Aimee Mann


Aimee ist schon fast so etwas wie eine Ehrenengländerin. Schon in ihrer früheren Erscheinung als Frontfrau der glücklosen Bostoner Band Til Tuesday wurde sie vom Ur-Briten Elvis Costello „entdeckt“ und mit Backing Vocals und viel Lob beehrt. Später stieß ihr erstes Solo-Album ‚Whatever‘ in England auf ein derart lautes Echo, daß sogar zwei kleinere Hits herausschauten. Prompt beschlossen die Plattenfirmenkapitäne, die schlaksige Platinblondine ein halbes Jahr in London wohnen zu lassen, um beim Aufbau einer neuen Karriere von der englischen Vorliebe für (leichte) Exzentrik Gebrauch zu machen – ganz so, wie’s bei Tori Arnos schon wunderbar funktioniert hat. Nur leider kam dann wieder das geschäftliche Pech dazwischen, das Aimee Mann beharrlich verfolgt, seit Til Tuesday vor genau zehn Jahren mit dem US-Top Ten-Hit ‚Voices Carry‘ der große Durchbruch gelungen zu sein schien. Diesmal machte die Plattenfirma pleite – und Mann faßte eine Zukunft als Soundtrack-Komponistin ins Auge. Zu jener Zeit wurde sie von Geffen persönlich aus der professionellen Depression ins Studio gehievt. Erste Frucht dieser Verbindung: Aimees Album ‚Im With Stupid‘.

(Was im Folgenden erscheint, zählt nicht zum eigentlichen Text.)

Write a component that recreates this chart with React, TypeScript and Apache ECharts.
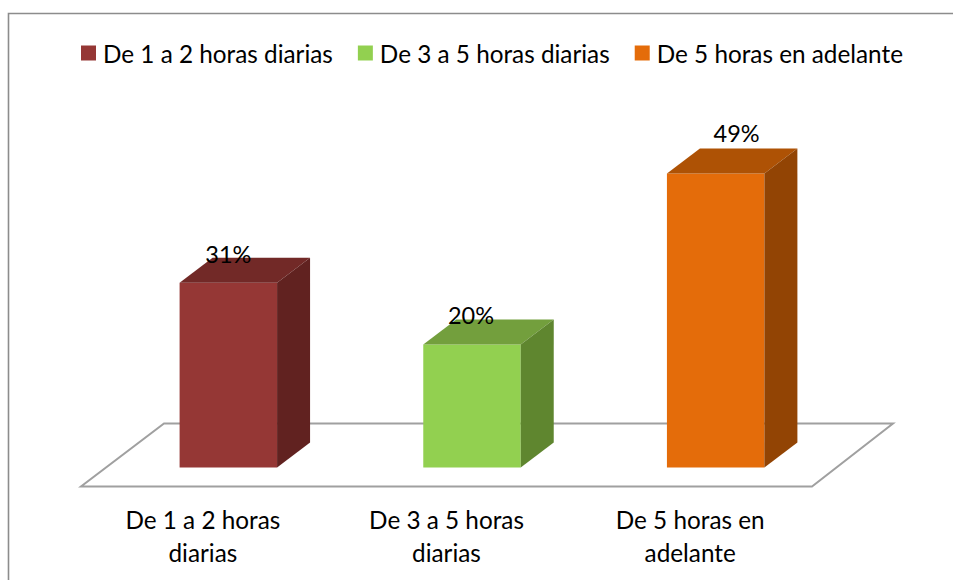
import React, { useEffect, useRef } from "react";
import * as echarts from "echarts";

const categories = ["De 1 a 2 horas\ndiarias", "De 3 a 5 horas\ndiarias", "De 5 horas en\nadelante"];
const seriesNames = ["De 1 a 2 horas diarias", "De 3 a 5 horas diarias", "De 5 horas en adelante"];
const barValues = [30.8, 20.5, 49];
const labelTexts = ["31%", "20%", "49%"];

const frontColors = ["#953735", "#92D050", "#E46C0A"];
const topColors = ["#722927", "#739F3D", "#AE5205"];
const sideColors = ["#612220", "#5F862F", "#924404"];
// label displacement from the bar's front-top centre (manually moved labels in the original)
const labelShiftX = [0, -1, 21];
const labelRise = [29, 30, 41];

const FONT = "Lato, Carlito, sans-serif";
const DEPTH_X = 33;
const DEPTH_Y = 25;
const BASE_X = 25.5;
const BASE_Y = 19;
const FLOOR_X = 83;
const FLOOR_Y = 63;

function barRenderer(i: number) {
  return (_params: any, api: any) => {
    const base = api.coord([i, 0]);
    const top = api.coord([i, api.value(1)]);
    const w = api.size([1, 0])[0] * 0.4;
    const x0 = base[0] + BASE_X - w / 2;
    const x1 = x0 + w;
    const y0 = base[1] - BASE_Y;
    const y1 = top[1] - BASE_Y;
    return {
      type: "group",
      children: [
        {
          type: "polygon",
          shape: { points: [[x0, y1], [x1, y1], [x1, y0], [x0, y0]] },
          style: { fill: frontColors[i] },
        },
        {
          type: "polygon",
          shape: { points: [[x0, y1], [x0 + DEPTH_X, y1 - DEPTH_Y], [x1 + DEPTH_X, y1 - DEPTH_Y], [x1, y1]] },
          style: { fill: topColors[i] },
        },
        {
          type: "polygon",
          shape: { points: [[x1, y1], [x1 + DEPTH_X, y1 - DEPTH_Y], [x1 + DEPTH_X, y0 - DEPTH_Y], [x1, y0]] },
          style: { fill: sideColors[i] },
        },
        {
          type: "text",
          z2: 10,
          style: {
            text: labelTexts[i],
            x: base[0] + BASE_X + labelShiftX[i],
            y: y1 - labelRise[i],
            align: "center",
            verticalAlign: "middle",
            fill: "#000000",
            font: `23.5px ${FONT}`,
          },
        },
      ],
    };
  };
}

function floorRenderer(params: any) {
  const c = params.coordSys;
  const bottom = c.y + c.height;
  return {
    type: "polygon",
    shape: {
      points: [
        [c.x, bottom],
        [c.x + c.width, bottom],
        [c.x + c.width + FLOOR_X - 2, bottom - FLOOR_Y],
        [c.x + FLOOR_X, bottom - FLOOR_Y],
      ],
    },
    style: { fill: "none", stroke: "#A0A0A0", lineWidth: 2 },
  };
}

export default function App() {
  const ref = useRef<HTMLDivElement>(null);
  useEffect(() => {
    if (!ref.current) return;
    const chart = echarts.init(ref.current, undefined, { renderer: "svg" });
    chart.setOption({
      animation: false,
      backgroundColor: "#ffffff",
      graphic: [
        {
          type: "polyline",
          z: 0,
          shape: { points: [[8.5, 580], [8.5, 13.5], [953, 13.5]] },
          style: { fill: "none", stroke: "#8C8C8C", lineWidth: 1.6 },
        },
      ],
      legend: {
        left: 81,
        top: 41,
        padding: 0,
        itemWidth: 15,
        itemHeight: 15,
        itemGap: 25,
        data: seriesNames.map((name) => ({ name, icon: "rect" })),
        textStyle: { fontFamily: FONT, fontSize: 24.3, color: "#000000", padding: [0, 0, 0, 2] },
      },
      grid: { left: 81, width: 731, top: 186.5, height: 300 },
      xAxis: {
        type: "category",
        data: categories,
        axisLine: { show: false },
        axisTick: { show: false },
        axisLabel: {
          color: "#000000",
          fontFamily: FONT,
          fontSize: 24.3,
          lineHeight: 33,
          margin: 16,
          interval: 0,
        },
      },
      yAxis: { type: "value", min: 0, max: 50, show: false, splitLine: { show: false } },
      series: [
        {
          type: "custom",
          name: "floor",
          z: 1,
          silent: true,
          renderItem: floorRenderer,
          data: [[0, 0]],
        },
        ...seriesNames.map((name, i) => ({
          type: "custom",
          name,
          z: 2,
          itemStyle: { color: frontColors[i] },
          renderItem: barRenderer(i),
          encode: { x: 0, y: 1 },
          data: [[i, barValues[i]]],
        })),
      ],
    });
    return () => chart.dispose();
  }, []);
  return <div ref={ref} style={{ position: "absolute", left: 0, top: 0, width: 953, height: 580 }} />;
}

Der rammelvolle Konzertsaal versetzte die zierliche Sängerin sichtlich in Nervosität. Zunächst schien sie der Situation – die Fans himmelten sie an – nicht recht zu trauen. Das legte sich aber umgehend. Zu Hilfe kam ihr der „running gag“ mit ihrer permanent rutschenden Hose. Das Eis war endgültig gebrochen, als Aimee nach einer Viertelstunde eine Gitarrensaite riß und ihre Band (Gitarre, Piano, Bass und Drums) spontan einen Schunkelwalzer kredenzte, zu dem die schlaksige Sängerin kichernd Schüttelreime improvisierte. Dem folgte eine Serie von neuen Songs, die perfekt das Spektrum der Mann’schen Schreibkunst abstecken: Zuerst das fast akustisch gespielte, bittersüß-wunderbare ‚You Could Make A Killing‘, gefolgt vom aggressiven, melodiestarken ‚Superball‘, wo Mann gar fröhlich aufund abhüpfte und ihr Herz für ein schmutziges Feedback zeigte. ‚Amateur‘ (ein Hauch Costello war nicht zu verkennen), ‚Par For The Course‘, ‚All Over Now‘, ‚That’s Just What You Are‘ sowie fast der ganze Rest von Tm With Stupid‘ straften den Besserwisser Lügen, der mitten im Konzert auf meinen Kugelschreiber deutete und mir mit enttäuschter Miene den Rat gab zu schreiben, daß im Vergleich zum letzten Mal alles fad und richtungslos sei. Der Mann ist ein Sauertopf.